The late Dr James S. Williamsen (1941–88), a brilliant American mathematician resident at King’s College Cambridge and the Oxford Computing Laboratory, summed up the nub of the matter. When asked why, as a penetrating student of artificial intelligence, he would stoop to study astrology, Williamsen replied:
If we truly want to create artificial intelligence then we must first understand the operations of the Mind which created our minds. From my studies it seems clear that astrology holds a key to understanding and mapping the workings of what from earliest times was known as the Divine Intelligence.
Such views on the implications of astrology are not only to be heard from questing scientists.

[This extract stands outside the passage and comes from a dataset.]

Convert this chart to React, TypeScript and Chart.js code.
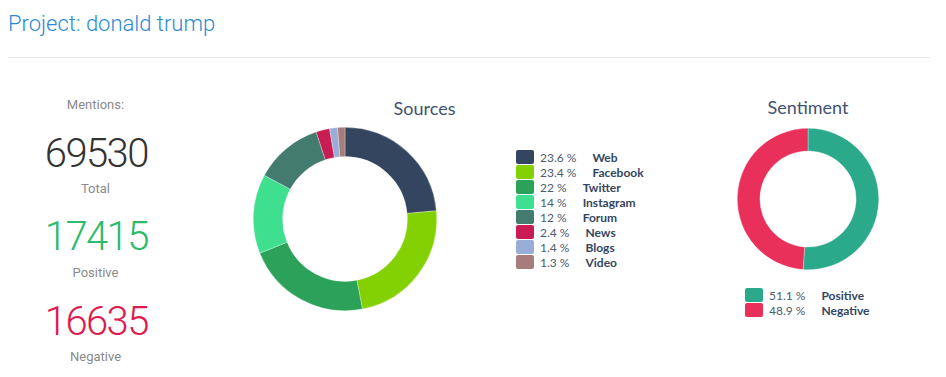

Professor Dr L. Cunibert Mohlburg of the Vatican Institute of Archaeology forecast in his book Candi’s Letter to Tschu that:
If we look ahead it is already possible to say that Astrology seems destined to lead all other branches of knowledge out of the blind alley of unspiritual rationalism and materialism … and effect the reconciliation that Science so ardently desires with Belief.
At the present time, a leading contemporary philosopher Dr Richard Tarnas, author of the much-acclaimed history of Western thought, Passion of the Western Mind, has said he believes that:
Psychology textbooks of the future will look upon modern psychologists working without the aid of astrology as being like medieval astronomers working without the aid of a telescope.